= DATA SEGMENT =
================

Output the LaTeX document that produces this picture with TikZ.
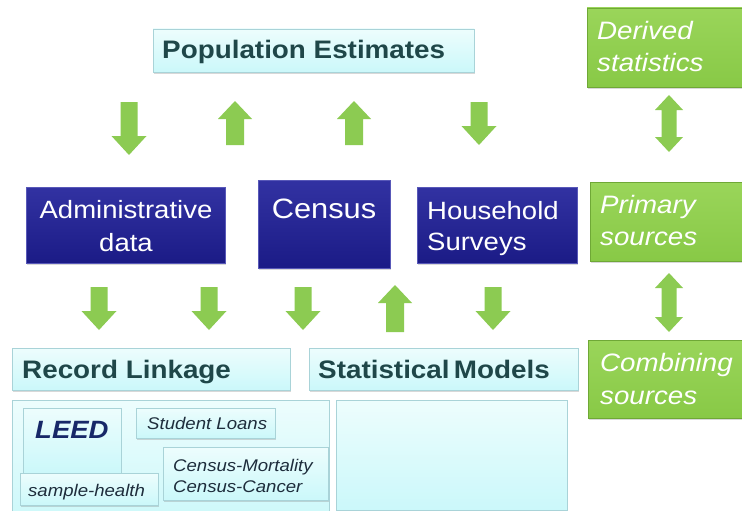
\documentclass[tikz,border=0pt]{standalone}
\usepackage{fontspec}
\setmainfont{Liberation Sans}[FakeStretch=1.1]
\usetikzlibrary{shadows}
\definecolor{lightA}{HTML}{EDFDFD}
\definecolor{lightB}{HTML}{CBF8FA}
\definecolor{lightEdge}{HTML}{A9D3D8}
\definecolor{tealText}{HTML}{1F4749}
\definecolor{blueA}{HTML}{3232A2}
\definecolor{blueB}{HTML}{1B1B86}
\definecolor{blueEdge}{HTML}{5858B8}
\definecolor{greenA}{HTML}{9AD55A}
\definecolor{greenB}{HTML}{88C946}
\definecolor{greenEdge}{HTML}{6FA836}
\definecolor{arrowGreen}{HTML}{8CCB52}
\definecolor{navyText}{HTML}{172868}
\definecolor{grayText}{HTML}{1E2D3C}
\tikzset{
  boxbase/.style={rectangle, inner sep=0pt, outer sep=0pt, anchor=north west, line width=0.8pt},
  shadowed/.style={drop shadow={shadow xshift=1pt, shadow yshift=-2pt, opacity=0.3}},
  lightbox/.style={boxbase, shadowed, draw=lightEdge, top color=lightA, bottom color=lightB},
  bluebox/.style={boxbase, shadowed, draw=blueEdge, top color=blueA, bottom color=blueB},
  greenbox/.style={boxbase, shadowed, draw=greenEdge, top color=greenA, bottom color=greenB},
  headtext/.style={anchor=base west, inner sep=0pt, text=tealText, font=\fontsize{25.3}{30}\selectfont\bfseries},
  whitetext/.style={anchor=base, inner sep=0pt, text=white, font=\fontsize{25}{30}\selectfont},
  greentext/.style={anchor=base west, inner sep=0pt, text=white, font=\fontsize{25.2}{30}\selectfont\itshape},
  smalltext/.style={anchor=base west, inner sep=0pt, text=grayText, font=\fontsize{16.9}{20}\selectfont\itshape},
  arrowfill/.style={fill=arrowGreen},
}
\newcommand\ArrDown[3]{%
  \fill[arrowfill] (#1-8.5,#2) -- (#1+8.5,#2) -- (#1+8.5,#3-19) -- (#1+17.5,#3-19) -- (#1,#3)
    -- (#1-17.5,#3-19) -- (#1-8.5,#3-19) -- cycle;}
\newcommand\ArrUp[3]{%
  \fill[arrowfill] (#1,#2) -- (#1+17,#2+18) -- (#1+9,#2+18) -- (#1+9,#3) -- (#1-9,#3)
    -- (#1-9,#2+18) -- (#1-17,#2+18) -- cycle;}
\newcommand\ArrBoth[3]{%
  \fill[arrowfill] (#1,#2) -- (#1+14,#2+15) -- (#1+7.5,#2+15) -- (#1+7.5,#3-15) -- (#1+14,#3-15)
    -- (#1,#3) -- (#1-14,#3-15) -- (#1-7.5,#3-15) -- (#1-7.5,#2+15) -- (#1-14,#2+15) -- cycle;}
\begin{document}
\begin{tikzpicture}[x=1pt,y=-1pt]
\useasboundingbox (0,0) rectangle (742,511);
\fill[white] (0,0) rectangle (742,511);

% top box
\node[lightbox, minimum width=321pt, minimum height=43pt] (pe) at (153,29) {};
\node[headtext] (peT) at (162,59) {Population Estimates};

% green side boxes
\node[greenbox, minimum width=158pt, minimum height=79pt] (ds) at (587,8) {};
\node[greentext] (dsT1) at (597,40) {Derived};
\node[greentext] (dsT2) at (597,72) {statistics};
\node[greenbox, minimum width=155pt, minimum height=79pt] (ps) at (590,182) {};
\node[greentext] (psT1) at (600,213) {Primary};
\node[greentext] (psT2) at (600,245) {sources};
\node[greenbox, minimum width=157pt, minimum height=78pt] (cs) at (588,340) {};
\node[greentext] (csT1) at (600,371) {Combining};
\node[greentext] (csT2) at (600,404) {sources};

% blue boxes
\node[bluebox, minimum width=199pt, minimum height=76pt] (ad) at (26,187) {};
\node[whitetext] (adT1) at (126,218) {Administrative};
\node[whitetext] (adT2) at (126,251) {data};
\node[bluebox, minimum width=132pt, minimum height=88pt] (ce) at (258,180) {};
\node[whitetext, font=\fontsize{28}{34}\selectfont] (ceT) at (324,218) {Census};
\node[bluebox, minimum width=160pt, minimum height=76pt] (hs) at (417,187) {};
\node[whitetext, anchor=base west] (hsT1) at (427,219) {Household};
\node[whitetext, anchor=base west] (hsT2) at (427,250) {Surveys};

% method boxes
\node[lightbox, minimum width=278pt, minimum height=42pt] (rl) at (12,348) {};
\node[headtext] (rlT) at (22,378) {Record Linkage};
\node[lightbox, minimum width=269pt, minimum height=42pt] (sm) at (309,348) {};
\node[headtext] (smT) at (318,378) {Statistical\,Models};

% lower containers
\node[lightbox, minimum width=317pt, minimum height=125pt] (rlc) at (12,400) {};
\node[lightbox, minimum width=231pt, minimum height=110pt] (smc) at (336,400) {};

% record linkage examples
\node[lightbox, minimum width=98pt, minimum height=65pt] (leed) at (23,408) {};
\node[anchor=base west, inner sep=0pt, text=navyText, font=\fontsize{25}{30}\selectfont\bfseries\itshape] (leedT) at (35,438) {LEED};
\node[lightbox, minimum width=139pt, minimum height=30pt] (sl) at (136,408) {};
\node[smalltext] (slT) at (147,429) {Student Loans};
\node[lightbox, minimum width=165pt, minimum height=53pt] (cm) at (163,447) {};
\node[smalltext] (cmT1) at (173,471) {Census-Mortality};
\node[smalltext] (cmT2) at (173,492) {Census-Cancer};
\node[lightbox, minimum width=138pt, minimum height=32pt] (sh) at (20,473) {};
\node[smalltext] (shT) at (28,496) {sample-health};

% arrows, upper row
\ArrDown{129}{102}{155}
\ArrUp{235}{101}{145}
\ArrUp{354}{101}{145}
\ArrDown{479}{102}{145}
% arrows, lower row
\ArrDown{99}{287}{330}
\ArrDown{209}{287}{330}
\ArrDown{303}{287}{330}
\ArrUp{395}{285}{332}
\ArrDown{493}{287}{330}
% side double arrows
\ArrBoth{669}{95}{152}
\ArrBoth{669}{273}{332}
\end{tikzpicture}
\end{document}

================

= DIRECTIONS =
Copy the material above exactly and drop the pictures.

= TASK RESPONSE =
Output the LaTeX document that produces this picture with TikZ.
\documentclass[tikz,border=0pt]{standalone}
\usepackage{fontspec}
\setmainfont{Liberation Sans}[FakeStretch=1.1]
\usetikzlibrary{shadows}
\definecolor{lightA}{HTML}{EDFDFD}
\definecolor{lightB}{HTML}{CBF8FA}
\definecolor{lightEdge}{HTML}{A9D3D8}
\definecolor{tealText}{HTML}{1F4749}
\definecolor{blueA}{HTML}{3232A2}
\definecolor{blueB}{HTML}{1B1B86}
\definecolor{blueEdge}{HTML}{5858B8}
\definecolor{greenA}{HTML}{9AD55A}
\definecolor{greenB}{HTML}{88C946}
\definecolor{greenEdge}{HTML}{6FA836}
\definecolor{arrowGreen}{HTML}{8CCB52}
\definecolor{navyText}{HTML}{172868}
\definecolor{grayText}{HTML}{1E2D3C}
\tikzset{
  boxbase/.style={rectangle, inner sep=0pt, outer sep=0pt, anchor=north west, line width=0.8pt},
  shadowed/.style={drop shadow={shadow xshift=1pt, shadow yshift=-2pt, opacity=0.3}},
  lightbox/.style={boxbase, shadowed, draw=lightEdge, top color=lightA, bottom color=lightB},
  bluebox/.style={boxbase, shadowed, draw=blueEdge, top color=blueA, bottom color=blueB},
  greenbox/.style={boxbase, shadowed, draw=greenEdge, top color=greenA, bottom color=greenB},
  headtext/.style={anchor=base west, inner sep=0pt, text=tealText, font=\fontsize{25.3}{30}\selectfont\bfseries},
  whitetext/.style={anchor=base, inner sep=0pt, text=white, font=\fontsize{25}{30}\selectfont},
  greentext/.style={anchor=base west, inner sep=0pt, text=white, font=\fontsize{25.2}{30}\selectfont\itshape},
  smalltext/.style={anchor=base west, inner sep=0pt, text=grayText, font=\fontsize{16.9}{20}\selectfont\itshape},
  arrowfill/.style={fill=arrowGreen},
}
\newcommand\ArrDown[3]{%
  \fill[arrowfill] (#1-8.5,#2) -- (#1+8.5,#2) -- (#1+8.5,#3-19) -- (#1+17.5,#3-19) -- (#1,#3)
    -- (#1-17.5,#3-19) -- (#1-8.5,#3-19) -- cycle;}
\newcommand\ArrUp[3]{%
  \fill[arrowfill] (#1,#2) -- (#1+17,#2+18) -- (#1+9,#2+18) -- (#1+9,#3) -- (#1-9,#3)
    -- (#1-9,#2+18) -- (#1-17,#2+18) -- cycle;}
\newcommand\ArrBoth[3]{%
  \fill[arrowfill] (#1,#2) -- (#1+14,#2+15) -- (#1+7.5,#2+15) -- (#1+7.5,#3-15) -- (#1+14,#3-15)
    -- (#1,#3) -- (#1-14,#3-15) -- (#1-7.5,#3-15) -- (#1-7.5,#2+15) -- (#1-14,#2+15) -- cycle;}
\begin{document}
\begin{tikzpicture}[x=1pt,y=-1pt]
\useasboundingbox (0,0) rectangle (742,511);
\fill[white] (0,0) rectangle (742,511);

% top box
\node[lightbox, minimum width=321pt, minimum height=43pt] (pe) at (153,29) {};
\node[headtext] (peT) at (162,59) {Population Estimates};

% green side boxes
\node[greenbox, minimum width=158pt, minimum height=79pt] (ds) at (587,8) {};
\node[greentext] (dsT1) at (597,40) {Derived};
\node[greentext] (dsT2) at (597,72) {statistics};
\node[greenbox, minimum width=155pt, minimum height=79pt] (ps) at (590,182) {};
\node[greentext] (psT1) at (600,213) {Primary};
\node[greentext] (psT2) at (600,245) {sources};
\node[greenbox, minimum width=157pt, minimum height=78pt] (cs) at (588,340) {};
\node[greentext] (csT1) at (600,371) {Combining};
\node[greentext] (csT2) at (600,404) {sources};

% blue boxes
\node[bluebox, minimum width=199pt, minimum height=76pt] (ad) at (26,187) {};
\node[whitetext] (adT1) at (126,218) {Administrative};
\node[whitetext] (adT2) at (126,251) {data};
\node[bluebox, minimum width=132pt, minimum height=88pt] (ce) at (258,180) {};
\node[whitetext, font=\fontsize{28}{34}\selectfont] (ceT) at (324,218) {Census};
\node[bluebox, minimum width=160pt, minimum height=76pt] (hs) at (417,187) {};
\node[whitetext, anchor=base west] (hsT1) at (427,219) {Household};
\node[whitetext, anchor=base west] (hsT2) at (427,250) {Surveys};

% method boxes
\node[lightbox, minimum width=278pt, minimum height=42pt] (rl) at (12,348) {};
\node[headtext] (rlT) at (22,378) {Record Linkage};
\node[lightbox, minimum width=269pt, minimum height=42pt] (sm) at (309,348) {};
\node[headtext] (smT) at (318,378) {Statistical\,Models};

% lower containers
\node[lightbox, minimum width=317pt, minimum height=125pt] (rlc) at (12,400) {};
\node[lightbox, minimum width=231pt, minimum height=110pt] (smc) at (336,400) {};

% record linkage examples
\node[lightbox, minimum width=98pt, minimum height=65pt] (leed) at (23,408) {};
\node[anchor=base west, inner sep=0pt, text=navyText, font=\fontsize{25}{30}\selectfont\bfseries\itshape] (leedT) at (35,438) {LEED};
\node[lightbox, minimum width=139pt, minimum height=30pt] (sl) at (136,408) {};
\node[smalltext] (slT) at (147,429) {Student Loans};
\node[lightbox, minimum width=165pt, minimum height=53pt] (cm) at (163,447) {};
\node[smalltext] (cmT1) at (173,471) {Census-Mortality};
\node[smalltext] (cmT2) at (173,492) {Census-Cancer};
\node[lightbox, minimum width=138pt, minimum height=32pt] (sh) at (20,473) {};
\node[smalltext] (shT) at (28,496) {sample-health};

% arrows, upper row
\ArrDown{129}{102}{155}
\ArrUp{235}{101}{145}
\ArrUp{354}{101}{145}
\ArrDown{479}{102}{145}
% arrows, lower row
\ArrDown{99}{287}{330}
\ArrDown{209}{287}{330}
\ArrDown{303}{287}{330}
\ArrUp{395}{285}{332}
\ArrDown{493}{287}{330}
% side double arrows
\ArrBoth{669}{95}{152}
\ArrBoth{669}{273}{332}
\end{tikzpicture}
\end{document}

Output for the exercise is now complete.